PROBLEM
Isolate every line in the data with the string "this" and copy it.

(Rows from a dataset of charts and code)

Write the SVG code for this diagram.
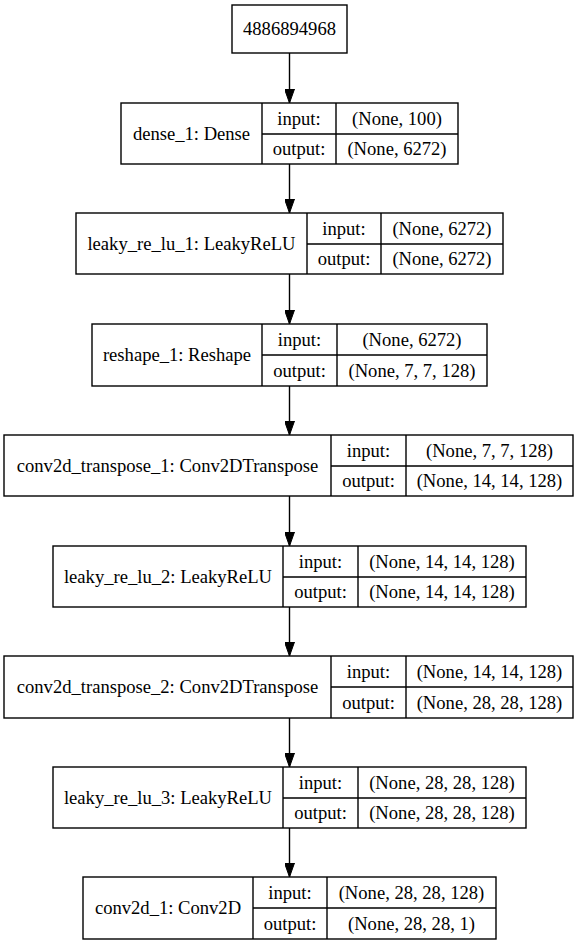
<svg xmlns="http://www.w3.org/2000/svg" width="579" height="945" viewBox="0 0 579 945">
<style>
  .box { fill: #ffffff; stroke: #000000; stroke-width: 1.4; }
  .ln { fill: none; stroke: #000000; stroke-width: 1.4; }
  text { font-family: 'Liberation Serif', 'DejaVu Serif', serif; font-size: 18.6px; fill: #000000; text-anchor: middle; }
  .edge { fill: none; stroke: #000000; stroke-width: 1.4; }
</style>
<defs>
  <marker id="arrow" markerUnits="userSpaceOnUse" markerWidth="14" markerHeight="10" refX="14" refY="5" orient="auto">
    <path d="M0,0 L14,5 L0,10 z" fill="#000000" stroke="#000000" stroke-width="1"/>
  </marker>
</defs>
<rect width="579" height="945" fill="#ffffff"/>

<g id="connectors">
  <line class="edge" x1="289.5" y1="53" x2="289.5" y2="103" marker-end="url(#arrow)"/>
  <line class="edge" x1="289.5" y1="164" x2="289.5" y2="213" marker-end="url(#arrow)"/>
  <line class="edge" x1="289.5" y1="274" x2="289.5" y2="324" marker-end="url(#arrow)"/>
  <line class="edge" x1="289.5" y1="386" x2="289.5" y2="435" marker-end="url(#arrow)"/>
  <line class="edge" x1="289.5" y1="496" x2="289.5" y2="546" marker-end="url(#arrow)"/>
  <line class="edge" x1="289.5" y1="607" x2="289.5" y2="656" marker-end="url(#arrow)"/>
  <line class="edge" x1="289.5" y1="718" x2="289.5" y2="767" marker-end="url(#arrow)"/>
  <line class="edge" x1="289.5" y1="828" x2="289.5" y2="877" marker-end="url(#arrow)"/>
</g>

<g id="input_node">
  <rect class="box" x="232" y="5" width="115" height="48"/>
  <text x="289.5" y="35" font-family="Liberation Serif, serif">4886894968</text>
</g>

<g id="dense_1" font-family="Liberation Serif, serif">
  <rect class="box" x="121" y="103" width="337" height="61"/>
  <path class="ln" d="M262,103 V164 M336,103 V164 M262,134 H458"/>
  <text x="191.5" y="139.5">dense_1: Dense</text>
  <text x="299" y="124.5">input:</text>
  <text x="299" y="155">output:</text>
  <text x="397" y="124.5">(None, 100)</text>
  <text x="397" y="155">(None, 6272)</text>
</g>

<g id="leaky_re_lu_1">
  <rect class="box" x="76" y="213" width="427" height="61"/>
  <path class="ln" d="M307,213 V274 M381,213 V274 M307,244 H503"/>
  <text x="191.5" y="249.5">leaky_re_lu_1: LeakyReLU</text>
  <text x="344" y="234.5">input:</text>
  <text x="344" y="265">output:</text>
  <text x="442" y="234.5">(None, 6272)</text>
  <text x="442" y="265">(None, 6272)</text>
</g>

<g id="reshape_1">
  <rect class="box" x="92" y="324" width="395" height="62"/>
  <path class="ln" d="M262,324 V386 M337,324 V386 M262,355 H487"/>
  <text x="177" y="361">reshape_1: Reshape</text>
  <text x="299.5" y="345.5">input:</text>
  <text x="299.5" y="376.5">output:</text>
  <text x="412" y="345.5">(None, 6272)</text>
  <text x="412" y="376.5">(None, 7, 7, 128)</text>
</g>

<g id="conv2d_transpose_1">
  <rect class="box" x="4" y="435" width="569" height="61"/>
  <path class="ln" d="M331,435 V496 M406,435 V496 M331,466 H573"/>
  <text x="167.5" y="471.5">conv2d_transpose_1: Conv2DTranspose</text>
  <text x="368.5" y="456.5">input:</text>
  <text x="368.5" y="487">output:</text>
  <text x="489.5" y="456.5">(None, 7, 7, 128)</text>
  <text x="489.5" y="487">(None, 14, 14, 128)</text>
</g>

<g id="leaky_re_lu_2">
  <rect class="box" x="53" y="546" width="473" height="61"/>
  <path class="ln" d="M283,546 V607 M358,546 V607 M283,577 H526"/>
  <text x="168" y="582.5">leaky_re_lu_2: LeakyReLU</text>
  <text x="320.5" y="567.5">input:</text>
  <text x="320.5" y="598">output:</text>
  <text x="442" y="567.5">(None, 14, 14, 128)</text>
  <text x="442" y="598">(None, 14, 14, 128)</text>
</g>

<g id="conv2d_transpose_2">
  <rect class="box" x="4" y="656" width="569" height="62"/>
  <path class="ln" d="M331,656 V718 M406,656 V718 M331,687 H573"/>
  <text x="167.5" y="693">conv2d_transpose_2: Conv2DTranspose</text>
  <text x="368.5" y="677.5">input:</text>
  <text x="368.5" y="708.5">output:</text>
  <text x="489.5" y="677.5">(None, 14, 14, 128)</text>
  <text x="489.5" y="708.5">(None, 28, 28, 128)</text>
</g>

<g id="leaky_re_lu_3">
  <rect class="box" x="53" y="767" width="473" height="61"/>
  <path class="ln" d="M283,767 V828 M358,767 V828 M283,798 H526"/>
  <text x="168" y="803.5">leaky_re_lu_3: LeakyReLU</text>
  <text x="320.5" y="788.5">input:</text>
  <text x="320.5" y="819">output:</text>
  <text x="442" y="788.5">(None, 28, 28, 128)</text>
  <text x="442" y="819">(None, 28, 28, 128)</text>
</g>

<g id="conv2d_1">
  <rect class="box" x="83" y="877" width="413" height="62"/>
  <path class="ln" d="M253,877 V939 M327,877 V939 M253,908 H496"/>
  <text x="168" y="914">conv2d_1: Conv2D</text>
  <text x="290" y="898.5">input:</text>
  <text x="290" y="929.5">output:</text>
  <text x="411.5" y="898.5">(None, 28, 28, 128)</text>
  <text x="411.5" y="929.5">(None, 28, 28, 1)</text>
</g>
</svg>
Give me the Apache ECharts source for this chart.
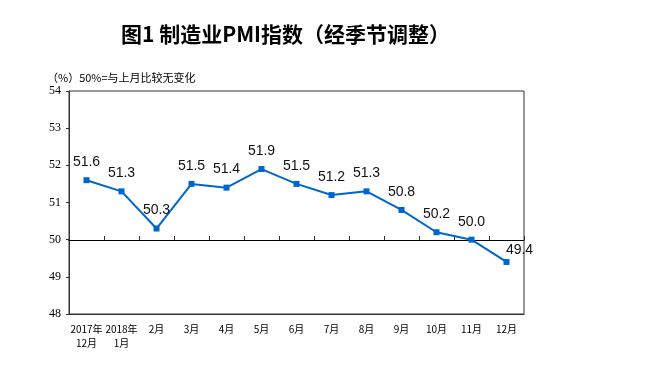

TASK RESULT
Write the SVG code for this diagram.
Give me the Apache ECharts source for this chart.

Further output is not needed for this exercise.